The powerpoint had all the usual compelling data justifying the benefits of urban horticulture, very nicely done, but there again… no images of a working system. Can you imagine how you would even deal with a powdery mildew problem? Or an insect infestation? Spores, molds, bugs are predominant life forms… they will enter the system when you’re dealing with that volume of produce and consistent environments. I have seen it over and over again.
The design, in my opinion has too many variables, to many moving parts, too difficult to isolate problems when they arise… and they will… guaranteed… life will find a way.
Phytofarms in DeKalb IL was an attempt at industrial horticulture in closed environments. They were bold, made a lot of mistakes and failed. I see many of them being reproduced in this design. I just don’t see how no sun and the practicality of sustainability can co exist. The waste of one system must be nourishment for the next. I don’t see any of that in the OGS.
The OGS-D and OGS-E systems employ some interesting ideas that I haven’t seen before. The fact that they are scalable (i.e., can be stacked to build larger systems), and that they claim to employ geotropism as a tool to improve system performance, makes them worth investigating further. I would like to see some modeling studies that work out water, nutrients, and energy balance, to demonstrate their sustainability and environmental benefits before I would invest in buying one to use, but the results of any such studies may be proprietary.

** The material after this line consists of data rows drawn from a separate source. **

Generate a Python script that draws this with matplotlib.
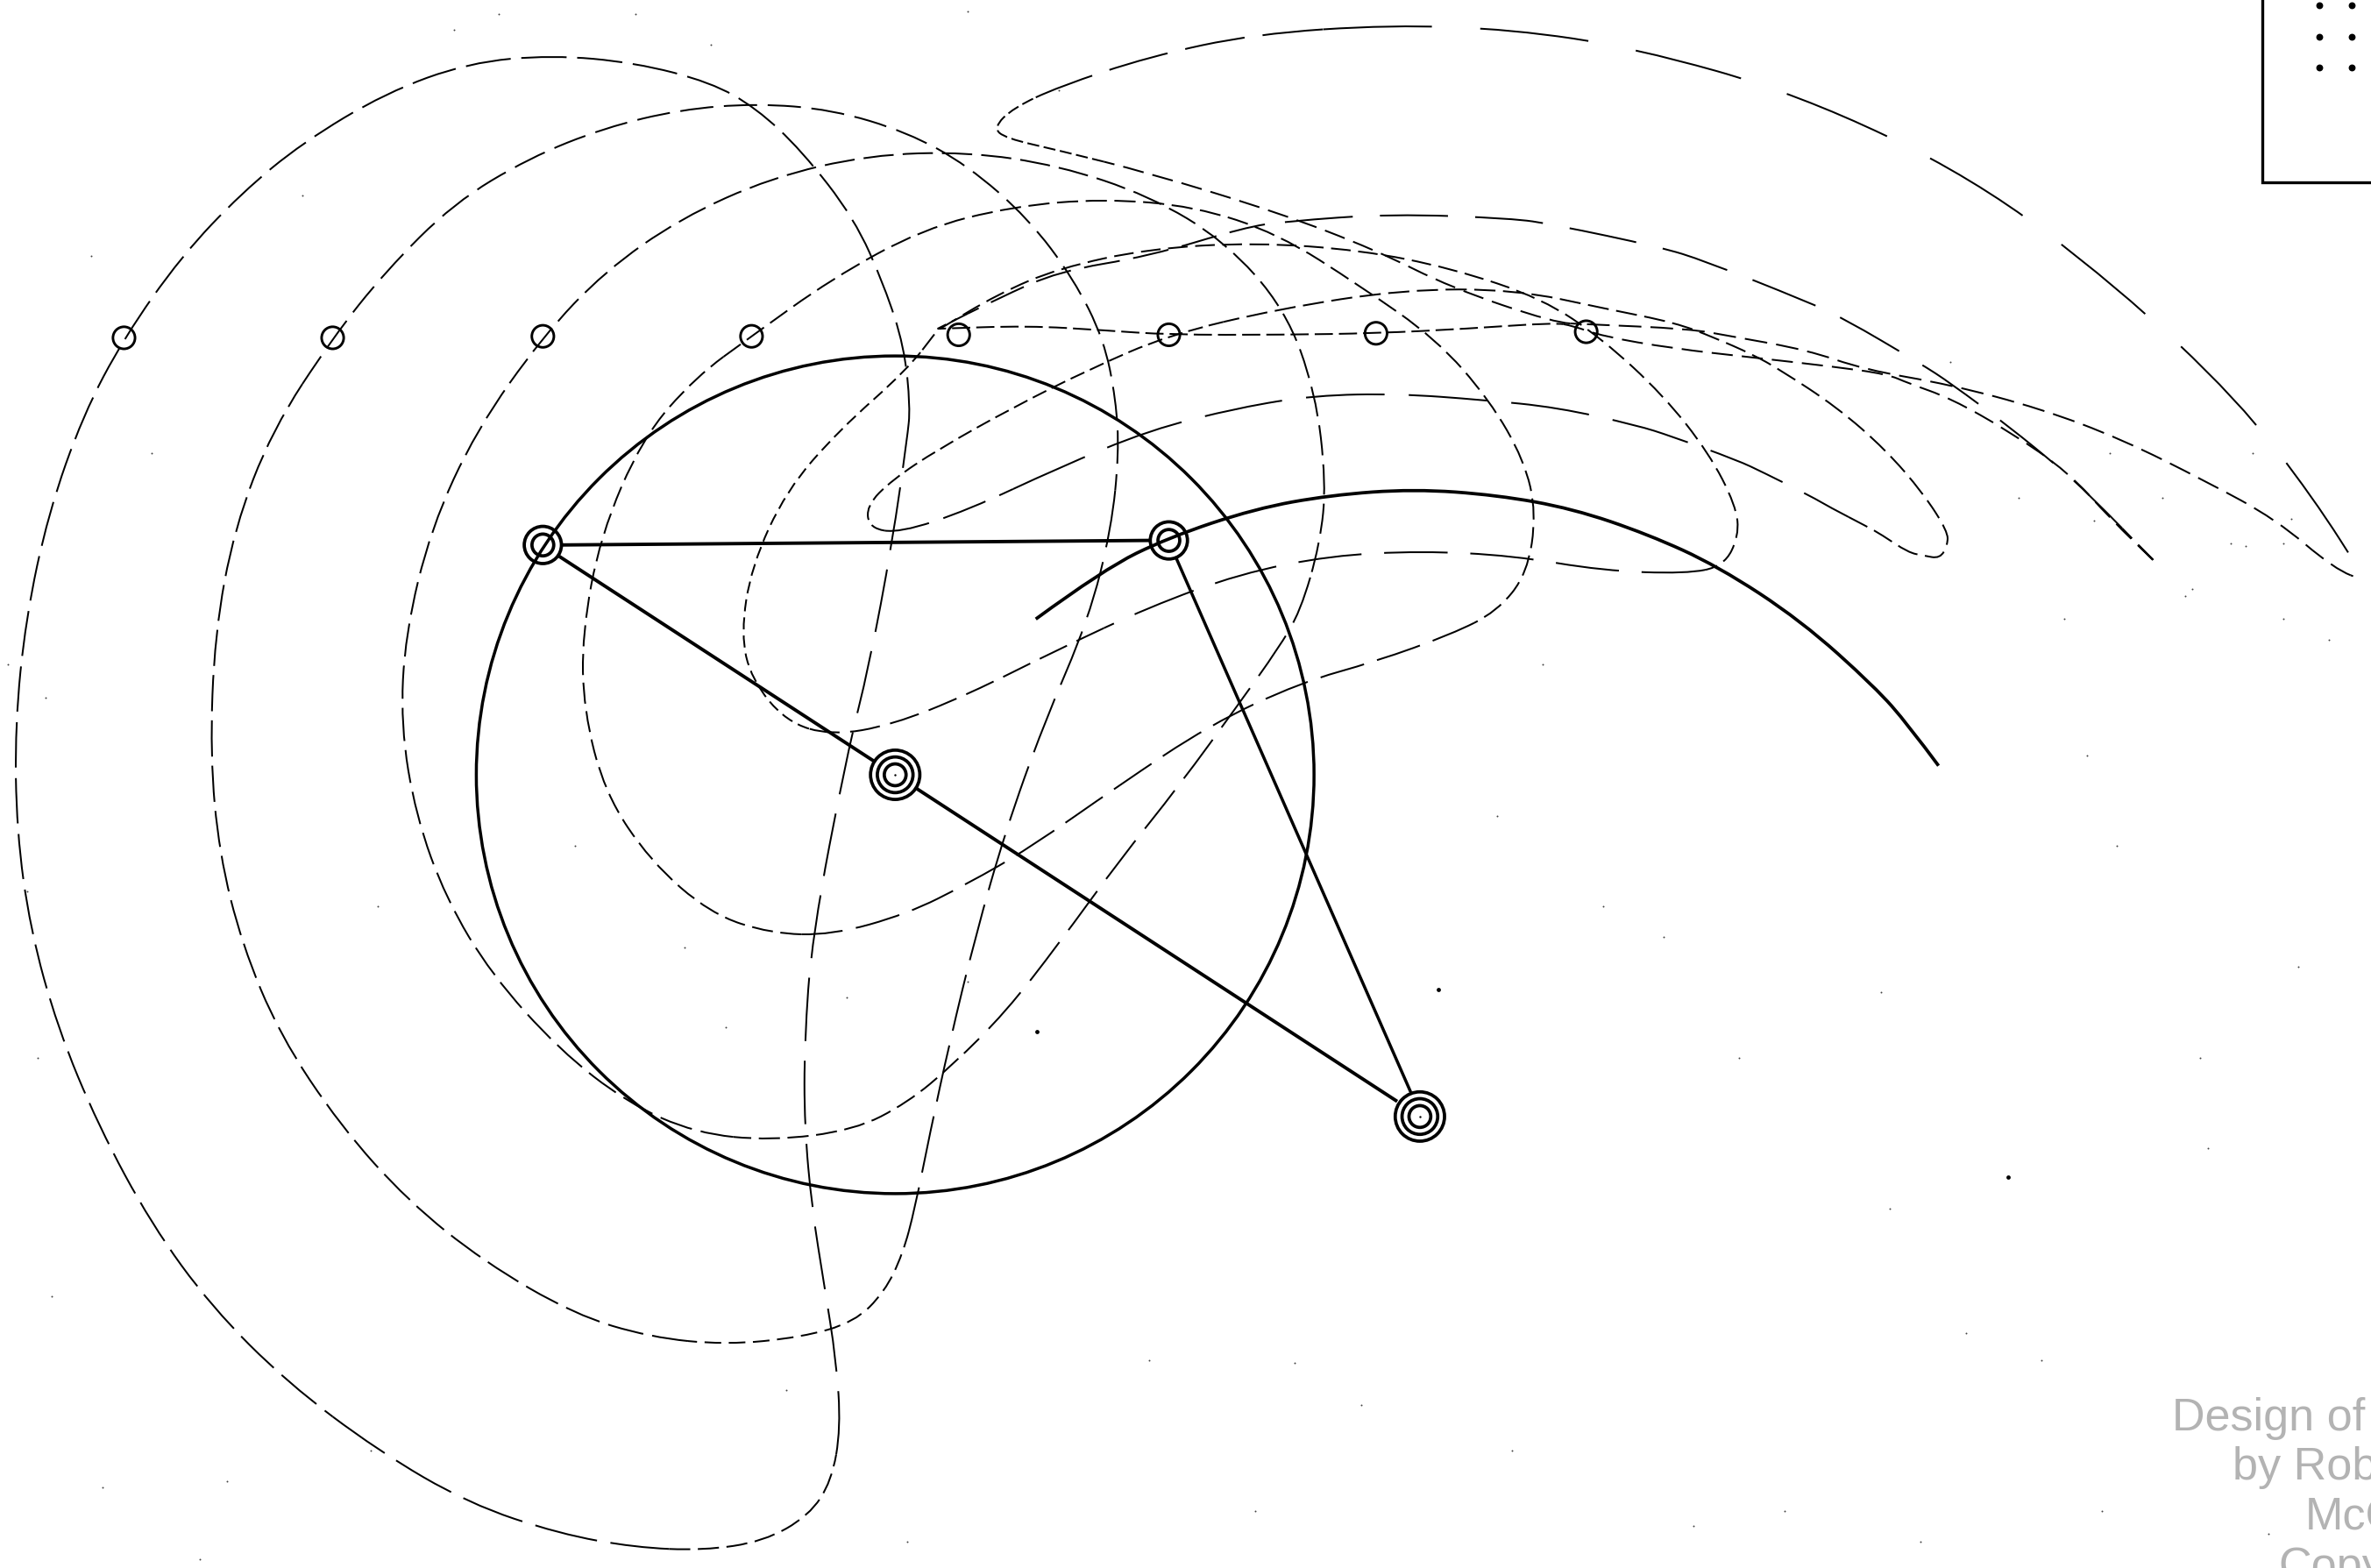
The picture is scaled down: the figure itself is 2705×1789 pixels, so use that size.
#!/usr/bin/python3
import matplotlib
matplotlib.use('Agg')
import matplotlib.pyplot as plt
from matplotlib.path import Path
from matplotlib.patches import PathPatch, Circle

# everything, x to the right, y downwards
# each curve is closed, its pieces differ only in dash length
# outer curve
c1_top = [(602,270),(598,230),(585,190),(565,145),(530,100),(500,72),(470,55),(420,42),(365,37),(310,42),(255,62),(200,95),(160,128),(120,170),(82,224),(55,275),(32,340),(17,410),(10,480),(11,550),(20,615),(38,680),(65,745),(100,810),(140,865),(190,915)]
c1_bottom = [(250,960),(310,995),(370,1015),(420,1024)]
c1_nose = [(465,1026),(505,1020),(535,1003),(550,980)]
c1_back = [(556,945),(553,900),(545,850),(537,800),(532,745),(532,690),(537,620),(560,500),(575,440),(590,360),(600,290)]
# second curve
c2_top = [(220,224),(255,180),(300,135),(350,105),(400,85),(450,73),(500,69),(550,73),(600,88),(640,110),(680,145),(710,185),(730,225),(738,265),(740,300)]
c2_back = [(735,350),(720,410),(690,480),(665,550),(645,620),(628,690),(615,750),(605,800)]
c2_nose = [(597,830),(585,855),(565,875),(530,885),(480,890)]
c2_left = [(430,885),(380,870),(320,835),(270,795),(225,745),(185,685),(160,625),(145,565),(139,500),(142,420),(155,350),(180,285)]
# third curve
c3_top = [(359,223),(400,180),(450,145),(510,118),(575,103),(640,101),(700,110),(760,130),(810,160),(850,205),(870,260),(877,320),(873,360)]
c3_back = [(860,405),(845,430),(820,465),(780,520),(740,570),(700,625),(665,670)]
c3_nose = [(630,705),(600,730),(565,748),(510,755)]
c3_left = [(460,750),(415,730),(370,695),(325,645),(295,595),(275,540),(265,480),(268,420),(285,350),(315,285)]
# fourth curve
c4_top = [(497,223),(550,185),(610,152),(670,137),(730,132),(790,137),(845,155),(900,190),(950,225),(985,265),(1008,305),(1016,340),(1010,380),(990,405)]
c4_back = [(960,420),(910,438),(860,452),(800,480),(740,520),(680,562),(640,585),(600,605),(550,619)]
c4_left = [(510,618),(470,605),(430,570),(400,525),(386,470),(385,420),(397,355),(425,290),(460,250)]
# fifth curve
c5_top = [(620,219),(620,219),(660,195),(700,178),(760,165),(830,161),(900,166),(960,178),(1020,198),(1060,225),(1100,262),(1130,300),(1148,335),(1150,355),(1140,375)]
c5_back = [(1115,380),(1060,378),(1000,368),(940,365),(880,368),(820,380),(760,402)]
c5_mid = [(700,430),(640,460),(590,480),(550,487)]
c5_left = [(520,478),(497,450),(490,420),(497,375),(520,325),(555,285),(600,245)]
# sixth curve, small loop on the left and thin loop on the right
c6_loop = [(773,222),(720,245),(670,270),(620,298),(590,318),(573,335),(575,350)]
c6_back = [(595,353),(640,338)]
c6_long = [(700,310),(760,285),(820,270),(870,262),(925,261),(980,265),(1030,270),(1083,282),(1105,289),(1149,305),(1166,313),(1198,329),(1210,336)]
c6_nose = [(1235,349),(1244,354),(1262,366),(1272,368),(1283,370),(1288,361),(1288,352),(1272,327),(1247,298),(1215,270),(1177,245),(1159,235),(1134,224),(1108,214),(1063,205),(1002,192),(928,192),(845,205)]
# seventh curve, runs out to the point near 1426,373
c7_lower = [(620,218),(620,218),(680,216),(730,219),(773,222),(848,222),(910,221),(970,218),(1028,214)]
c7_right = [(1040,216),(1060,223),(1106,231),(1159,237),(1212,243),(1248,248),(1262,254),(1290,264),(1329,286),(1368,313),(1396,344),(1426,373),(1426,373)]
c7_long = [(1381,327),(1362,310),(1329,283),(1290,254),(1270,241),(1219,211),(1195,200),(1127,173),(1098,164),(1027,149),(1000,145),(920,142),(850,147)]
c7_end = [(823,151),(760,170),(700,180),(660,198)]
# big curve with the loop at the top and the point at the far right
c8_upper = [(700,58),(760,38),(830,23)]
c8_long = [(920,17),(1000,20),(1080,32),(1190,63),(1305,118),(1400,190),(1480,265),(1530,330),(1565,385),(1565,385)]
c8_right = [(1544,377),(1505,344),(1459,319),(1403,291),(1350,271),(1290,255),(1233,245),(1195,232),(1145,223),(1117,218),(1049,215)]
c8_lower = [(1028,214),(960,191),(910,166),(845,141),(760,115)]
c8_loop = [(700,100),(665,92),(657,85),(670,72)]
# solid arc
arc = [(685,410),(730,377),(773,356),(830,337),(880,328),(935,324),(990,328),(1040,337),(1090,354),(1136,375),(1191,411),(1240,455),(1262,480),(1282,507)]

small_x = [82,220,359,497,634,773,910,1049]
small_y = [224,224,223,223,222,222,221,220]

box_dots_x = [1534,1534,1534,1555,1555,1555]
box_dots_y = [4,25,45,4,25,45]

speck_x = [30,453,951,686,1328,1244,856,245,68,1300,1540,1485,1515,1290,1020,1380,132,34,18,600,1180,1100,1455,1430,1490,1445,150,300,420,470,640,700,760,830,990,1060,1150,1250,1350,1400,1460,1520,25,60,100,5,200,330,520,900,1000,1120,1270,1390,1500,1541,250,380,480,560,640,1450,1395,1365,1510,1335,1385,1510,1475]
speck_y = [462,627,655,683,779,657,902,960,984,882,424,362,344,240,440,500,1032,858,590,1020,1000,620,700,330,300,395,980,20,10,30,8,60,900,1000,540,600,700,800,900,560,760,640,700,170,300,440,130,10,920,930,960,1010,1020,1000,1015,971,600,560,680,660,650,390,300,410,410,330,345,360,360]

text_lines = ['Design of','by Rob','McC','Copy']
text_x = [1436.5,1476.5,1524.6,1507]
text_y = [946,978.6,1011.6,1044.6]

plt.rcParams['lines.scale_dashes'] = False
plt.rcParams['font.family'] = ['Liberation Sans','DejaVu Sans']

U = 1.242   # picture units to points

def mid(a, b):
    return ((a[0]+b[0])/2.0, (a[1]+b[1])/2.0)

def draw_closed(ax, pieces, lw=1.45):
    # read points are quadratic controls, the midpoints lie on the curve
    pts = [p for piece, dash in pieces for p in piece]
    n = len(pts)
    start = 0
    for piece, dash in pieces:
        verts = [mid(pts[start-1], pts[start])]
        codes = [Path.MOVETO]
        for i in range(start, start+len(piece)):
            verts += [pts[i], mid(pts[i], pts[(i+1) % n])]
            codes += [Path.CURVE3, Path.CURVE3]
        ax.add_patch(PathPatch(Path(verts, codes), fill=False, edgecolor='black', lw=lw,
                               linestyle=(0, (dash[0]*U, dash[1]*U)), capstyle='butt'))
        start += len(piece)

def draw_open(ax, pts, lw):
    verts = [pts[0]]
    codes = [Path.MOVETO]
    for i in range(1, len(pts)-1):
        end = pts[-1] if i == len(pts)-2 else mid(pts[i], pts[i+1])
        verts += [pts[i], end]
        codes += [Path.CURVE3, Path.CURVE3]
    ax.add_patch(PathPatch(Path(verts, codes), fill=False, edgecolor='black', lw=lw, capstyle='butt'))

def rings(ax, x, y, radii, lw):
    for r in radii:
        ax.add_patch(Circle((x, y), r, fill=False, edgecolor='black', lw=lw))

fig = plt.figure(figsize=(27.05, 17.90), dpi=100)
ax = fig.add_axes([0, 0, 1, 1])
ax.set_xlim(0, 1568)
ax.set_ylim(1037.6, 0)
ax.axis('off')

draw_closed(ax, [(c1_top,(30,7)),(c1_bottom,(42,9)),(c1_nose,(14,5)),(c1_back,(42,13))])
draw_closed(ax, [(c2_top,(22,7)),(c2_back,(38,10)),(c2_nose,(11,5)),(c2_left,(24,6))])
draw_closed(ax, [(c3_top,(20,6)),(c3_back,(32,10)),(c3_nose,(14,5)),(c3_left,(22,6))])
draw_closed(ax, [(c4_top,(14,5)),(c4_back,(30,9)),(c4_left,(14,5))])
draw_closed(ax, [(c5_top,(13,5)),(c5_back,(42,15)),(c5_mid,(20,7)),(c5_left,(8,4))])
draw_closed(ax, [(c6_loop,(10,4)),(c6_back,(30,10)),(c6_long,(52,16)),(c6_nose,(14,5))])
draw_closed(ax, [(c7_lower,(12,4)),(c7_right,(14,6)),(c7_long,(45,18)),(c7_end,(24,9))])
draw_closed(ax, [(c8_upper,(40,12)),(c8_long,(72,32)),(c8_right,(15,6)),(c8_lower,(14,6)),(c8_loop,(8,3))])

draw_open(ax, arc, 2.7)
ax.add_patch(Circle((592, 513), 277, fill=False, edgecolor='black', lw=2.5))

# bars of the linkage, stopped at the ring edges
ax.plot([372,760], [361,358], color='black', lw=2.8, solid_capstyle='butt')
ax.plot([369,578], [368,504], color='black', lw=2.8, solid_capstyle='butt')
ax.plot([606,924], [522,729], color='black', lw=2.8, solid_capstyle='butt')
ax.plot([778,933], [370,723], color='black', lw=2.5, solid_capstyle='butt')

rings(ax, 359, 361, [12.3,7.2], 2.7)
rings(ax, 773, 358, [12.3,7.2], 2.7)
rings(ax, 592, 513, [16.3,11.8,7.2], 2.7)
rings(ax, 939, 739, [16.3,11.8,7.2], 2.7)
for x, y in zip(small_x, small_y):
    rings(ax, x, y, [7.3], 2.1)

# corner of the title block
ax.plot([1496,1496,1568], [0,121,121], color='black', lw=2.4, solid_joinstyle='miter')
ax.scatter(box_dots_x, box_dots_y, s=32, color='black', linewidths=0)

ax.scatter(speck_x, speck_y, s=2.0, color='#444444', linewidths=0)
ax.scatter([951,686,1328], [655,683,779], s=12, color='black', linewidths=0)
ax.scatter([592,939], [513,739], s=3, color='black', linewidths=0)

for t, x, y in zip(text_lines, text_x, text_y):
    ax.text(x, y, t, color='#b3b3b3', fontsize=37.5, ha='left', va='baseline')

fig.savefig('out.png', dpi=100)
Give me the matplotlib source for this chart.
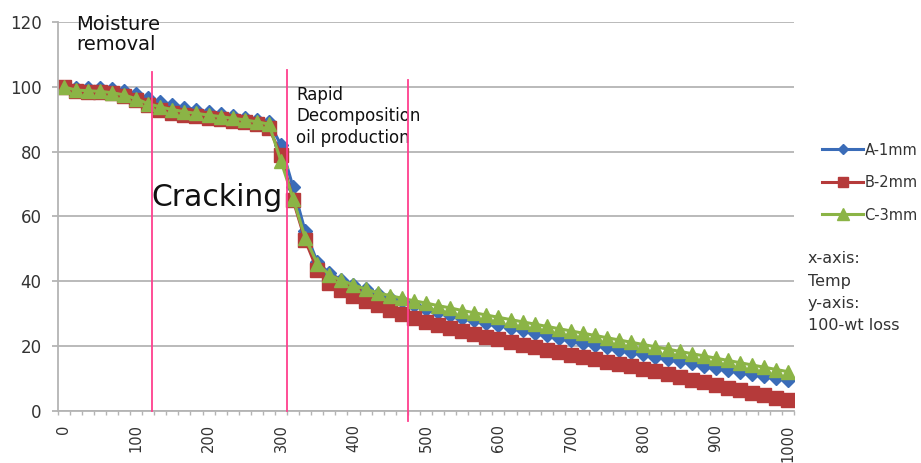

Still, these systems are but one of a number of possible approaches that may be employed in vertical farming. They may be found to be very good applications for growing certain kinds of crops, but not good for others. Perhaps, these or other systems may be superior for managing pests or for optimizing the use of natural sunlight. There is much that needs to be learned as these and other technological approaches are tried in the broader context of vertical farming, where urban planning on using city spaces, recycling city water, and providing appropriate nutrients have to be worked out and tweaked for purposes of efficiency. But, we won’t learn these things until someone tries to make a commercial success of vertical farming, so the OGS-D and OGS-E systems may be a good start.
Novel Idea. Came up with something similar last night in a dream. With the exception of course that there was no consideration to include raising animals, for obvious reasons that they present a excess toll on resources and are not necessary for a sustainable diet.
What do you think of the PP presentation
http://www.organagardens.com/presentation-en.cfm
and the
Discovery (OGS-D) Enterprise (OGS-E) as described here:
http://www.organagardens.com/organa.cfm
Much of your description and material seems aligned with OGNG’s presentation. Do you think their vertical garden wheels are feasible?